◆ **WHAT YOU HAVE TO DO**
Both the line containing "Recreate this image" and the line containing "(0,0) rectangle (523,705);" belong in the copy, as do all lines between them, copied exactly; pictures do not.

◆ **DATA SHOWN**
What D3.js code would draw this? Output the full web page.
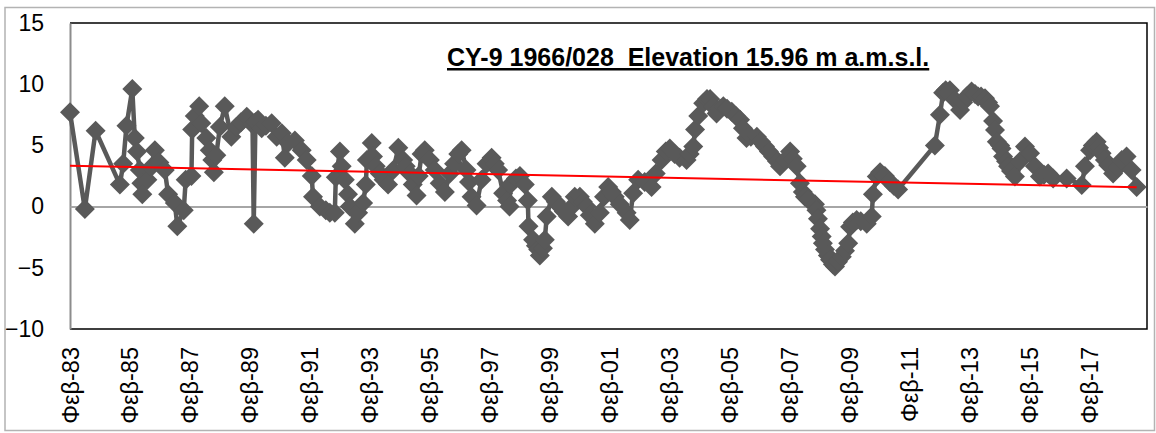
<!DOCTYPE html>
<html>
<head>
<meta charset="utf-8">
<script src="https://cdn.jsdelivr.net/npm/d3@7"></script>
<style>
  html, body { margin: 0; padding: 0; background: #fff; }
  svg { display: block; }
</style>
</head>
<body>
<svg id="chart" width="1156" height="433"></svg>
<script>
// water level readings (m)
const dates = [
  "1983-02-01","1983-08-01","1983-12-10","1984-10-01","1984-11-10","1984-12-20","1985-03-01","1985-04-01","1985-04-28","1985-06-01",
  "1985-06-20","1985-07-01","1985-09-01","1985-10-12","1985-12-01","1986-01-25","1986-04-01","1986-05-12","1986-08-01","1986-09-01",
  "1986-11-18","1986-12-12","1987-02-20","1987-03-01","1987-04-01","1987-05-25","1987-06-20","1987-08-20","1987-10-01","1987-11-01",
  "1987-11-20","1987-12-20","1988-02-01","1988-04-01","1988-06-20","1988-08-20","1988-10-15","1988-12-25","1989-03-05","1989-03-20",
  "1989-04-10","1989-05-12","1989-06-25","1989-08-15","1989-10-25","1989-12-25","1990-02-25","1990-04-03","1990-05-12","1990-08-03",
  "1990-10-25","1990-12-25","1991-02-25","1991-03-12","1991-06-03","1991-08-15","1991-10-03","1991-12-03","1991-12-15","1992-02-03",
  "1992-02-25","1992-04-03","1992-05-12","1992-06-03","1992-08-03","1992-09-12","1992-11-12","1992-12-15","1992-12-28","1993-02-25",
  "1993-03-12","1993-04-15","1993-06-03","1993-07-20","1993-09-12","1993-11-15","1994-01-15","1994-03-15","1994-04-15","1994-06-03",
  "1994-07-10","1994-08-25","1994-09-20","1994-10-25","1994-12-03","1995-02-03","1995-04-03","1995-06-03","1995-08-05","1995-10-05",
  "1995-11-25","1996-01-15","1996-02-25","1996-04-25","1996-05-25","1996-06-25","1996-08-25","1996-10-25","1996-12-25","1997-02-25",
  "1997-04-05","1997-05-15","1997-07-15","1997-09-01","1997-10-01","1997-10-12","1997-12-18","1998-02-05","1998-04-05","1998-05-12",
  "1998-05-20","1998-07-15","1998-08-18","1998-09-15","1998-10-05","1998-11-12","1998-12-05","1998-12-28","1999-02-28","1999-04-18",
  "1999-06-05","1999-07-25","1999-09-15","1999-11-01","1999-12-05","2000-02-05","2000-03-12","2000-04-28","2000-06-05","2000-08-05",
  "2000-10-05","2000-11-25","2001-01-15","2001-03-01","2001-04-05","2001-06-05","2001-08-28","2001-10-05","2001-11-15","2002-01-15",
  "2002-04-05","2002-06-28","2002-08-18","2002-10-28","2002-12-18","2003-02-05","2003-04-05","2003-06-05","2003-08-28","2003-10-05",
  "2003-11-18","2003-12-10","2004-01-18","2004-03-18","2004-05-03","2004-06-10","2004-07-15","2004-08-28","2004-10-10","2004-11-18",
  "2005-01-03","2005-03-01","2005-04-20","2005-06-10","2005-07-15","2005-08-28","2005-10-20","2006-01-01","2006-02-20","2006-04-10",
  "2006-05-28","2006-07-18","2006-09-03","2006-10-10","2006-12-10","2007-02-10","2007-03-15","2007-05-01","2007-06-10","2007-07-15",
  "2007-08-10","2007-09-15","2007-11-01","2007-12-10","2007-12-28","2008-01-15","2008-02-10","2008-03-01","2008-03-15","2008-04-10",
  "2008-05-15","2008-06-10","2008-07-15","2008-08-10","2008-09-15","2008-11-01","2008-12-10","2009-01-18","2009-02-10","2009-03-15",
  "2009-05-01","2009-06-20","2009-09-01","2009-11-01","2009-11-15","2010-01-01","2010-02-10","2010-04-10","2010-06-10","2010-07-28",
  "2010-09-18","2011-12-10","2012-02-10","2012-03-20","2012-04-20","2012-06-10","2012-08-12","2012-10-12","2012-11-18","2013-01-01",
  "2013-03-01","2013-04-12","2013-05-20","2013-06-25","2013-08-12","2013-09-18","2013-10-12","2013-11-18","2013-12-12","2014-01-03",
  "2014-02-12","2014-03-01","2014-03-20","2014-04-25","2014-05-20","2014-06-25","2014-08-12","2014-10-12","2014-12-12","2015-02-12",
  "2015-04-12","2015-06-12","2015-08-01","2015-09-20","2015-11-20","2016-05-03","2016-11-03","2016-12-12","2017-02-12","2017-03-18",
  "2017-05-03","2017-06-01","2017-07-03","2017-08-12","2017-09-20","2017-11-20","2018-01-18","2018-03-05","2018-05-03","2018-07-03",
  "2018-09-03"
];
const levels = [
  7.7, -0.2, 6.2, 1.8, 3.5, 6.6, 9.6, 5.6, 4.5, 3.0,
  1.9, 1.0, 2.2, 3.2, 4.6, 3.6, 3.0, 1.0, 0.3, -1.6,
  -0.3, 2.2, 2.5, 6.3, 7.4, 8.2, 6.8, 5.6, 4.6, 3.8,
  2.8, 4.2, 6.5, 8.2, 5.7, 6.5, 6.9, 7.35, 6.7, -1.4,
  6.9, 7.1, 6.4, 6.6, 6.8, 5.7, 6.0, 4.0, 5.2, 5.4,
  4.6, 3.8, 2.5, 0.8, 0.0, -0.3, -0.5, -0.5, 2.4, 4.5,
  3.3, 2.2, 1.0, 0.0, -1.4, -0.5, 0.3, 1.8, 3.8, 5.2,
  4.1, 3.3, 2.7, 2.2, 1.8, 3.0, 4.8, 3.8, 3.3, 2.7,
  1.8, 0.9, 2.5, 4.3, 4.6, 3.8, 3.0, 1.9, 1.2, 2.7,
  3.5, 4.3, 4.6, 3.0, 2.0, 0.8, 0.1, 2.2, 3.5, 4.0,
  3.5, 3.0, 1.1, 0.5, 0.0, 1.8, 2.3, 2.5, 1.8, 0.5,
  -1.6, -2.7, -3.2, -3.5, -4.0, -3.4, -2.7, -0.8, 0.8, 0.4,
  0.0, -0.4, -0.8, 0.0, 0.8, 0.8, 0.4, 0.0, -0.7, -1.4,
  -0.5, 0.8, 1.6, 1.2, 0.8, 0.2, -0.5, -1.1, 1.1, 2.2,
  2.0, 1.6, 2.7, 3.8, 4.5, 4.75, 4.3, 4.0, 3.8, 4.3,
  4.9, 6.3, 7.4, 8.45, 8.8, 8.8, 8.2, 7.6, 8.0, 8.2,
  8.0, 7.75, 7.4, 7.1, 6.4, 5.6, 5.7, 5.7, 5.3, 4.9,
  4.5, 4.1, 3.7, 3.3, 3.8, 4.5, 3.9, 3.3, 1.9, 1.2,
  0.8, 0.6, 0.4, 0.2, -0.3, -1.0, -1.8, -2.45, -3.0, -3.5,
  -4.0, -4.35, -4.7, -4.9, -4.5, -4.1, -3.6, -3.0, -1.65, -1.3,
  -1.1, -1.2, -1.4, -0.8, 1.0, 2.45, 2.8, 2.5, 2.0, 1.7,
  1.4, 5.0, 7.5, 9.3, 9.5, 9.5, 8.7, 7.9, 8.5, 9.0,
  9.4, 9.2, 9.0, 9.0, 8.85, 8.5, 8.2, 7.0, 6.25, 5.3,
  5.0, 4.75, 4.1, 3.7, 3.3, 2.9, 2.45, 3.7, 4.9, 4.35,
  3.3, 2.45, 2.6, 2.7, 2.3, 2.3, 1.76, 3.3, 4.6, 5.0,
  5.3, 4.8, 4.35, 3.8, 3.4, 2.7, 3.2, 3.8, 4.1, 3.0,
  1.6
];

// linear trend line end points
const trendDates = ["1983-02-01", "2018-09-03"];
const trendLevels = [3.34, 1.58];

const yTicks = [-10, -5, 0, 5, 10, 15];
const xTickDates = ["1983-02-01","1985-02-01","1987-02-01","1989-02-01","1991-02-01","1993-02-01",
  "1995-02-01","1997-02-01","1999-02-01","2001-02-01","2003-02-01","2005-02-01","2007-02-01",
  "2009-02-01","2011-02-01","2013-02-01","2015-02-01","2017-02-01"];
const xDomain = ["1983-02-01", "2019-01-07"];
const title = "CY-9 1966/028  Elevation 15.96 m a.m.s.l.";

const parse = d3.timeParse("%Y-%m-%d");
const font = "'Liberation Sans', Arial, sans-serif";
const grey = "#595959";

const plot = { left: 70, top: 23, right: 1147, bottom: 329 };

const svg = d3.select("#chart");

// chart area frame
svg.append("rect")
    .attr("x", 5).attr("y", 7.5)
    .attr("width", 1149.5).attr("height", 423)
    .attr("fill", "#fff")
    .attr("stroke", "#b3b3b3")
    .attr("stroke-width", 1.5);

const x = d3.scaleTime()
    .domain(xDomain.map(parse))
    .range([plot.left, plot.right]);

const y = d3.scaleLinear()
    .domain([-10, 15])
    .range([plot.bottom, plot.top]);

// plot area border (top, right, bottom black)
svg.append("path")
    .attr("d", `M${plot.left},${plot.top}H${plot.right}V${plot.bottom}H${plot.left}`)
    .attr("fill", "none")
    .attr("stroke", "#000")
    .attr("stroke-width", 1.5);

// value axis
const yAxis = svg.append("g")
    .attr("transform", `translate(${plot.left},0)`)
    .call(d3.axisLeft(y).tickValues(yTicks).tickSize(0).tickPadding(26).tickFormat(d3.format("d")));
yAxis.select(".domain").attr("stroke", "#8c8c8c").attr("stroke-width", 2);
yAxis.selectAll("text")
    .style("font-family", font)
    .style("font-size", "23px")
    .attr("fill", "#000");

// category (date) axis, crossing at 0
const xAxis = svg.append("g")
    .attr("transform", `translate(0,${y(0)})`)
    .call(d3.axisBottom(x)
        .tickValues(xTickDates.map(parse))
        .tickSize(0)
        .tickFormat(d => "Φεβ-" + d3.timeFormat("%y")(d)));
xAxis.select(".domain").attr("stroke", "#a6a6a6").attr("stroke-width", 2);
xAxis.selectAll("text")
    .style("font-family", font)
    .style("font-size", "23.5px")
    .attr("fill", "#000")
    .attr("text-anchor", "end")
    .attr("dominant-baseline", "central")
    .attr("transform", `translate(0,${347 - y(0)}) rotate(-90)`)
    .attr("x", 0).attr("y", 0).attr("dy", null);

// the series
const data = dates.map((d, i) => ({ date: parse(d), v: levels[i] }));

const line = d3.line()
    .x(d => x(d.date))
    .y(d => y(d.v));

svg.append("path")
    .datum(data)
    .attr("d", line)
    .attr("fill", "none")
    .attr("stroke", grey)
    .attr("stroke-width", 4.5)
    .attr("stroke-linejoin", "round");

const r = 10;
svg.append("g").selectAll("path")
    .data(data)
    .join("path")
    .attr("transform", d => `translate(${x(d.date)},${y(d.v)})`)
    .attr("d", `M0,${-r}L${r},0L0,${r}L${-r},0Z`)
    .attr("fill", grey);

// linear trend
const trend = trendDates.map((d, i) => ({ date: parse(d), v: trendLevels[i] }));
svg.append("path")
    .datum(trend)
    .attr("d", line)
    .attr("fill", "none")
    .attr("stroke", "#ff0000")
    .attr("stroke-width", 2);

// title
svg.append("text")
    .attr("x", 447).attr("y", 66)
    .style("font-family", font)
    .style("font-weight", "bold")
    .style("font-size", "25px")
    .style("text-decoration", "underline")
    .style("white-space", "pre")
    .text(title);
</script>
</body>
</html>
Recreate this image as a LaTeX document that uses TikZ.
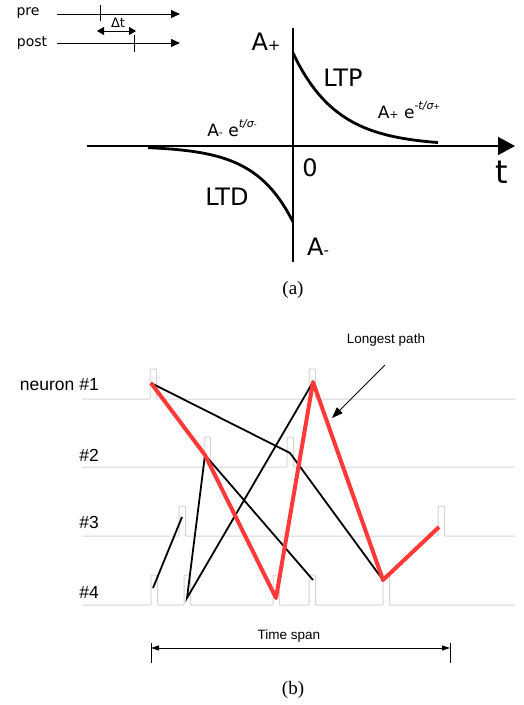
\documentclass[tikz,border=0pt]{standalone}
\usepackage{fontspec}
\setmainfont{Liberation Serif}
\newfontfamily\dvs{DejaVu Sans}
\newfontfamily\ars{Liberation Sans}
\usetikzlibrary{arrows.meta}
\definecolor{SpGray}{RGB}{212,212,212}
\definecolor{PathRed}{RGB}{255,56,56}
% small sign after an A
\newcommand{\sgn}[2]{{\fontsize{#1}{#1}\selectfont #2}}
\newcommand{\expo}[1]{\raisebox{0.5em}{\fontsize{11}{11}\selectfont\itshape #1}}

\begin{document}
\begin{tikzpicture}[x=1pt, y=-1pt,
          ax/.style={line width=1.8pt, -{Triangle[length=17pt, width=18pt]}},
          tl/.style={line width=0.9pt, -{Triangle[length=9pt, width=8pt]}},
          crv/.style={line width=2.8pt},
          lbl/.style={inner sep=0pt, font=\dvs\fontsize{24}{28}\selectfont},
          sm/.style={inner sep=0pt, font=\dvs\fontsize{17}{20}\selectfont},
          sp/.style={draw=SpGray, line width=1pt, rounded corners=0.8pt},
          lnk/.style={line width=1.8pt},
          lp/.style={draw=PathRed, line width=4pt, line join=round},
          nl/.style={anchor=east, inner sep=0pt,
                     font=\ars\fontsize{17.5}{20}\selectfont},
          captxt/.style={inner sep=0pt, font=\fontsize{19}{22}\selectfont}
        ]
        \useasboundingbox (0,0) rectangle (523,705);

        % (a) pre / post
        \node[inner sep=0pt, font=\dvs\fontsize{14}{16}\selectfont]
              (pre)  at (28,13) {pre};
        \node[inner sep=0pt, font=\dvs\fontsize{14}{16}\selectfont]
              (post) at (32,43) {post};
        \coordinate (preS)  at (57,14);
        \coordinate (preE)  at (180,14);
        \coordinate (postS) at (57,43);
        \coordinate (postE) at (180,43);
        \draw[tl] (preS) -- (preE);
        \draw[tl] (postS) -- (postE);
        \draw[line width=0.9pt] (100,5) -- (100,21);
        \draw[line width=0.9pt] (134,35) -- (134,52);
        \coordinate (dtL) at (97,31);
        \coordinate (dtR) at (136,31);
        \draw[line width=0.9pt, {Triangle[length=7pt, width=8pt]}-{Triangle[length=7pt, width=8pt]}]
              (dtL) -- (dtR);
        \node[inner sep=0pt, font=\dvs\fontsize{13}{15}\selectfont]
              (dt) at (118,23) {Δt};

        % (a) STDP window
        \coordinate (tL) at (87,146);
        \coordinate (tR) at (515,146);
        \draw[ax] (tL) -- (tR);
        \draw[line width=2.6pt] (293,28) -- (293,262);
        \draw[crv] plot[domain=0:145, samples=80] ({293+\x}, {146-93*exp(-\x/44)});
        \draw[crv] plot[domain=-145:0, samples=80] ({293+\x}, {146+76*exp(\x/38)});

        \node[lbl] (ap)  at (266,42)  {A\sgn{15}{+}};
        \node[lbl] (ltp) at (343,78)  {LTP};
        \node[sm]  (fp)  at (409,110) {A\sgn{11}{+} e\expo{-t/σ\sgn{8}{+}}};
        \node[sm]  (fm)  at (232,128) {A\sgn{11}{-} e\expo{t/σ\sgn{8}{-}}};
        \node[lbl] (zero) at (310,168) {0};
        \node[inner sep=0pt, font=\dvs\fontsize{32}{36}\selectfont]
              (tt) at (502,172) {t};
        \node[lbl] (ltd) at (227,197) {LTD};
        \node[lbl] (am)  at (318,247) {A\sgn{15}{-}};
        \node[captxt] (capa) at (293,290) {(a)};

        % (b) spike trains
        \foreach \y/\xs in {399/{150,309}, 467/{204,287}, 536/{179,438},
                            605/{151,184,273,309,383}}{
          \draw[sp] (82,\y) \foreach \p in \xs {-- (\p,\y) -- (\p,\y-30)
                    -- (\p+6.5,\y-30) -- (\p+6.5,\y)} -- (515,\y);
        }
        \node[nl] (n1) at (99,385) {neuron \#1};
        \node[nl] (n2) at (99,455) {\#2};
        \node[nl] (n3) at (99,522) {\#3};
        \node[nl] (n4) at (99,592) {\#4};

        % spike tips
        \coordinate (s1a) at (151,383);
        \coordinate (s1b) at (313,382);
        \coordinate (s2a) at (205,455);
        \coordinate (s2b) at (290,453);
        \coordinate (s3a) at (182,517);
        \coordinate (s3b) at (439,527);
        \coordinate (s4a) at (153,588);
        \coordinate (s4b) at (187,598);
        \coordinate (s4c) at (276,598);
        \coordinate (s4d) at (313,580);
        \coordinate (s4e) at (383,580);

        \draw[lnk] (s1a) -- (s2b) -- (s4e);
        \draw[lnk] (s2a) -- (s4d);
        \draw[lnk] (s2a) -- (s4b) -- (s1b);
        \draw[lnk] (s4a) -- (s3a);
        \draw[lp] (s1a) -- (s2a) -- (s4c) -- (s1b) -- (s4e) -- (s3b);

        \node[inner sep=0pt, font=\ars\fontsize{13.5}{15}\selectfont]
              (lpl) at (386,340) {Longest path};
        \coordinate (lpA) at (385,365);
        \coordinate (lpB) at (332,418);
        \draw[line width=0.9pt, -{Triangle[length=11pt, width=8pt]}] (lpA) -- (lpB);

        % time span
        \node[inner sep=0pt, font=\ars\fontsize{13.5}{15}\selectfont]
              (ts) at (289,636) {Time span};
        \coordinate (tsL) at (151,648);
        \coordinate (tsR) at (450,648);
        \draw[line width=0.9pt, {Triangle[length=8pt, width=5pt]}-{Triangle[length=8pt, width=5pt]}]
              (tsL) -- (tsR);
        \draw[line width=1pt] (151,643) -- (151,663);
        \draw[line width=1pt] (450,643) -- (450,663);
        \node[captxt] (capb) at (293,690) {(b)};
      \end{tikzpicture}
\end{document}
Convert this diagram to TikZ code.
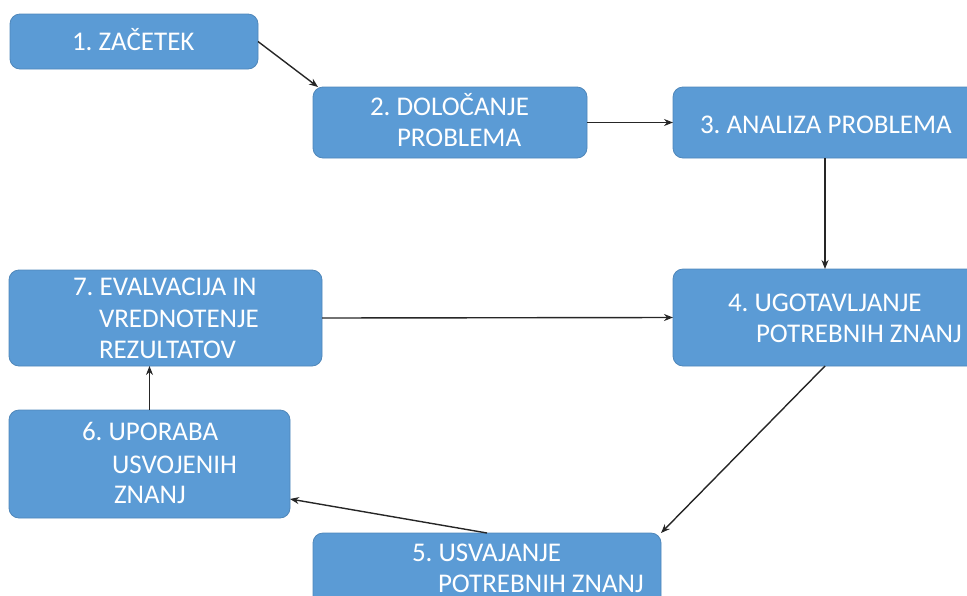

◆ **SOLUTION TO THIS EXERCISE**
Recreate this image as a LaTeX document that uses TikZ.
\documentclass[tikz,border=0pt]{standalone}
\usepackage{fontspec}
\setmainfont{Liberation Serif}
\newfontfamily\dvs{DejaVu Sans}
\newfontfamily\ars{Liberation Sans}
\usetikzlibrary{arrows.meta}
\definecolor{SpGray}{RGB}{212,212,212}
\definecolor{PathRed}{RGB}{255,56,56}
% small sign after an A
\newcommand{\sgn}[2]{{\fontsize{#1}{#1}\selectfont #2}}
\newcommand{\expo}[1]{\raisebox{0.5em}{\fontsize{11}{11}\selectfont\itshape #1}}

\begin{document}
\begin{tikzpicture}[x=1pt, y=-1pt,
          ax/.style={line width=1.8pt, -{Triangle[length=17pt, width=18pt]}},
          tl/.style={line width=0.9pt, -{Triangle[length=9pt, width=8pt]}},
          crv/.style={line width=2.8pt},
          lbl/.style={inner sep=0pt, font=\dvs\fontsize{24}{28}\selectfont},
          sm/.style={inner sep=0pt, font=\dvs\fontsize{17}{20}\selectfont},
          sp/.style={draw=SpGray, line width=1pt, rounded corners=0.8pt},
          lnk/.style={line width=1.8pt},
          lp/.style={draw=PathRed, line width=4pt, line join=round},
          nl/.style={anchor=east, inner sep=0pt,
                     font=\ars\fontsize{17.5}{20}\selectfont},
          captxt/.style={inner sep=0pt, font=\fontsize{19}{22}\selectfont}
        ]
        \useasboundingbox (0,0) rectangle (523,705);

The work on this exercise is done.